UK Offshore Wind Industry’s Pain to Last Years, Hedge Fund Says

The UK’s once-booming offshore wind industry faces years of pain, including project delays and possible cancellations, due to soaring costs and higher interest rates.

(Bloomberg) — The UK’s once-booming offshore wind industry faces years of pain, including project delays and possible cancellations, due to soaring costs and higher interest rates. 

That’s the view of Per Lekander, chief executive of Clean Energy Transition LLP, a London-based hedge fund that manages $2.6 billion in assets in sectors including renewables, utilities, oil and gas. 

“The industry needs a complete reset,” he said in an interview. “It’s going to be a very long period with very disappointing growth, where projects might be delayed or not even built.”

Across Europe, wind developers are dealing with a toxic mix of challenges including higher costs for turbines, supply-chain bottlenecks and international competition, while facing difficulty securing financing for new projects. In Britain, the situation has been compounded by an auction system that hasn’t guaranteed adequate return on investment, threatening to bring new offshore construction to a halt. 

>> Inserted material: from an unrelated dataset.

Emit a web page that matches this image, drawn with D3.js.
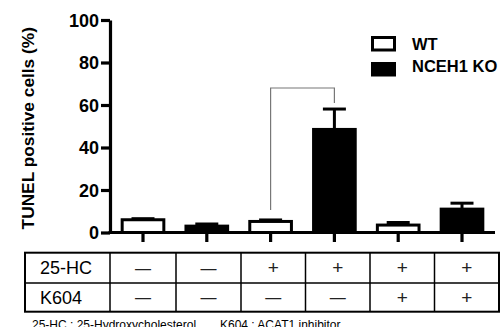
<!DOCTYPE html>
<html>
<head>
<meta charset="utf-8">
<script src="https://cdn.jsdelivr.net/npm/d3@7/dist/d3.min.js"></script>
<style>
  html, body { margin: 0; padding: 0; background: #fff; }
  svg { display: block; font-family: Arial, "Liberation Sans", sans-serif; }
</style>
</head>
<body>
<svg id="chart" width="501" height="327"></svg>
<script>
// ---- data ----
const groups = ["g1", "g2", "g3", "g4", "g5", "g6"];
const genotype = ["WT", "NCEH1 KO", "WT", "NCEH1 KO", "WT", "NCEH1 KO"];
const values = [6, 3, 5.2, 48.5, 3.5, 11];
const errors = [0.5, 1.0, 0.7, 9.6, 1.2, 2.8];
const yTicks = [0, 20, 40, 60, 80, 100];
const rowLabels = ["25-HC", "K604"];
const hcRow = ["\u2014", "\u2014", "+", "+", "+", "+"];
const k604Row = ["\u2014", "\u2014", "\u2014", "\u2014", "+", "+"];
const legendLabels = ["WT", "NCEH1 KO"];
const yTitle = "TUNEL positive cells (%)";
const footnote1 = "25-HC : 25-Hydroxycholesterol";
const footnote2 = "K604 : ACAT1 inhibitor";
// significance bracket between group 3 and group 4 (value levels)
const bracket = { from: 2, to: 3, leftLow: 10.6, top: 68, rightLow: 61 };

// ---- layout ----
const svg = d3.select("#chart");
const y = d3.scaleLinear().domain([0, 100]).range([232.5, 20]);
const x = d3.scalePoint().domain(groups).range([143, 462]);
const step = x.step();
const barW = step * 0.7;

// bracket
svg.append("path")
  .attr("d", `M${x(groups[bracket.from])},${y(bracket.leftLow)}V${y(bracket.top)}H${x(groups[bracket.to])}V${y(bracket.rightLow)}`)
  .attr("fill", "none").attr("stroke", "#777").attr("stroke-width", 1.2);

// error bars
const eg = svg.append("g").attr("stroke", "#000").attr("stroke-width", 3);
groups.forEach((g, i) => {
  const cx = x(g);
  eg.append("line").attr("x1", cx).attr("x2", cx).attr("y1", y(values[i])).attr("y2", y(values[i] + errors[i]));
  eg.append("line").attr("x1", cx - 11.5).attr("x2", cx + 11.5).attr("y1", y(values[i] + errors[i])).attr("y2", y(values[i] + errors[i]));
});

// bars
groups.forEach((g, i) => {
  const wt = genotype[i] === "WT";
  svg.append("rect")
    .attr("x", x(g) - barW / 2 + 1.5)
    .attr("width", barW - 3)
    .attr("y", y(values[i]))
    .attr("height", y(0) - y(values[i]))
    .attr("fill", wt ? "#fff" : "#000")
    .attr("stroke", "#000")
    .attr("stroke-width", 3);
});

// y axis
const yAxis = svg.append("g").attr("transform", "translate(110,0)")
  .call(d3.axisLeft(y).tickValues(yTicks).tickSize(9).tickPadding(2).tickSizeOuter(0));
yAxis.select(".domain").attr("stroke-width", 3.2);
yAxis.selectAll(".tick line").attr("stroke-width", 3.2);
yAxis.selectAll(".tick text").attr("font-size", 18).attr("font-weight", "bold")
  .attr("font-family", "Arial, 'Liberation Sans', sans-serif").attr("fill", "#000").attr("dy", "0.36em");

// x axis line + ticks
svg.append("line").attr("x1", 108.5).attr("x2", 495).attr("y1", y(0)).attr("y2", y(0))
  .attr("stroke", "#000").attr("stroke-width", 3.2);
svg.append("g").selectAll("line").data(groups).join("line")
  .attr("x1", d => x(d)).attr("x2", d => x(d))
  .attr("y1", y(0)).attr("y2", y(0) + 9.5)
  .attr("stroke", "#000").attr("stroke-width", 3.2);

// y title
svg.append("text")
  .attr("transform", `translate(34,${(y(0) + y(100)) / 2 + 2}) rotate(-90)`)
  .attr("text-anchor", "middle")
  .attr("font-size", 17.3).attr("font-weight", "bold")
  .text(yTitle);

// legend
const lg = svg.append("g");
lg.append("rect").attr("x", 372.5).attr("y", 37.5).attr("width", 22).attr("height", 12.5)
  .attr("fill", "#fff").attr("stroke", "#000").attr("stroke-width", 3);
lg.append("rect").attr("x", 371).attr("y", 62).attr("width", 25).attr("height", 14.5).attr("fill", "#000");
lg.append("text").attr("x", 412).attr("y", 50).attr("font-size", 16.5).attr("font-weight", "bold").text(legendLabels[0]);
lg.append("text").attr("x", 412).attr("y", 72).attr("font-size", 16.5).attr("font-weight", "bold").text(legendLabels[1]);

// table
const colEdges = [25, 110, 176, 241, 305.5, 370, 434.5, 499];
const rowEdges = [252.7, 283, 311.7];
const tg = svg.append("g").attr("stroke", "#000").attr("stroke-width", 1.5);
tg.append("rect").attr("x", colEdges[0]).attr("y", rowEdges[0])
  .attr("width", colEdges[colEdges.length - 1] - colEdges[0])
  .attr("height", rowEdges[2] - rowEdges[0]).attr("fill", "none").attr("stroke-width", 2);
colEdges.slice(1, -1).forEach(cx => tg.append("line").attr("x1", cx).attr("x2", cx).attr("y1", rowEdges[0]).attr("y2", rowEdges[2]));
tg.append("line").attr("x1", colEdges[0]).attr("x2", colEdges[colEdges.length - 1]).attr("y1", rowEdges[1]).attr("y2", rowEdges[1]);

const rows = [hcRow, k604Row];
rows.forEach((row, r) => {
  const cy = (rowEdges[r] + rowEdges[r + 1]) / 2;
  svg.append("text").attr("x", 40).attr("y", cy).attr("dy", "0.36em")
    .attr("font-size", 18).text(rowLabels[r]);
  row.forEach((m, c) => {
    const cx = (colEdges[c + 1] + colEdges[c + 2]) / 2;
    svg.append("text").attr("x", cx).attr("y", cy).attr("dy", m === "+" ? "0.34em" : "0.36em")
      .attr("text-anchor", "middle").attr("font-size", m === "+" ? 19 : 16).attr("fill", "#222").text(m);
  });
});

// footnote
svg.append("text").attr("x", 32).attr("y", 328.5).attr("font-size", 12).text(footnote1);
svg.append("text").attr("x", 220).attr("y", 328.5).attr("font-size", 12).text(footnote2);
</script>
</body>
</html>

During a prolonged period of low interest rates before the pandemic, investment in UK wind capacity did in fact surge — to the point where it has surpassed natural gas primary source of power connected to the grid. Sustained inflation, and the effort to stop it, now threatens to stop that growth in its tracks.

This should have been wind’s moment in Britain, which is blessed with thousands of miles of coastline and offshore energy potential. Climate change is forcing a shift away from fossil fuels, and the government is seeking to become carbon neutral by mid-century, even as Prime Minister Rish Sunak backtracks on the short-term steps needed to reach that goal. 

Read More: What’s Next for Britain’s Struggling Offshore Wind Industry?

The difficulties for offshore wind accompany uncertainty over the growth outlook for other clean-energy technologies, from heat pumps to electric vehicles. 

Most of the money needed to reach the government’s net-zero goal will need to come from the private sector, said Emma Pinchbeck, chief executive officer of industry group EnergyUK. “At a time when other countries are stepping up their efforts to attract green investment, we cannot risk that money going elsewhere,” she added.

‘Out of Money’

The UK’s wind-energy investment boom came to an abrupt halt in the wake of the pandemic, as costs surged for everything from freight to labor, according to Clean Energy Transition’s Lekander. 

“The world came out of Covid-19 and suddenly this 15 years of deflationary situation rapidly changed,” he said. Many companies that secured projects during an industry growth spurt in 2019-2021 are “now dramatically out of money.” 

Swedish state-owned utility Vattenfall AB is in early-stage talks to sell one of the UK’s largest offshore projects, which it halted in July. The company is “evaluating all options to determine the best way forward for the whole Norfolk Offshore Wind Zone,” a spokesperson said by email.

Mads Nipper, chief executive of Denmark’s Orsted A/S, said in a recent interview that a final investment decision on its Hornsea-3 wind project in the North Sea is “not a given” due to higher rates. Together, the Vattenfall and Orsted projects could provide power for more than 4.5 million UK homes. 

Orsted previously “stressed that we will only invest in value creating projects on life cycle basis,” a spokesperson said. “We will confirm that if/when we take final investment decision.”

Earlier this month a government auction for offshore wind projects failed to attract a single bid, underscoring the industry’s challenges. Denmark’s Vestas Wind Systems A/S is now reconsidering plans to make more turbines in the UK as a result. 

Part of the problem is that developers bid too aggressively in previous auctions, helping to drive government-set electricity prices too low to make building new projects worth the effort, according to Lekander.

“It’s clearly going to be a painful situation from here,” he added.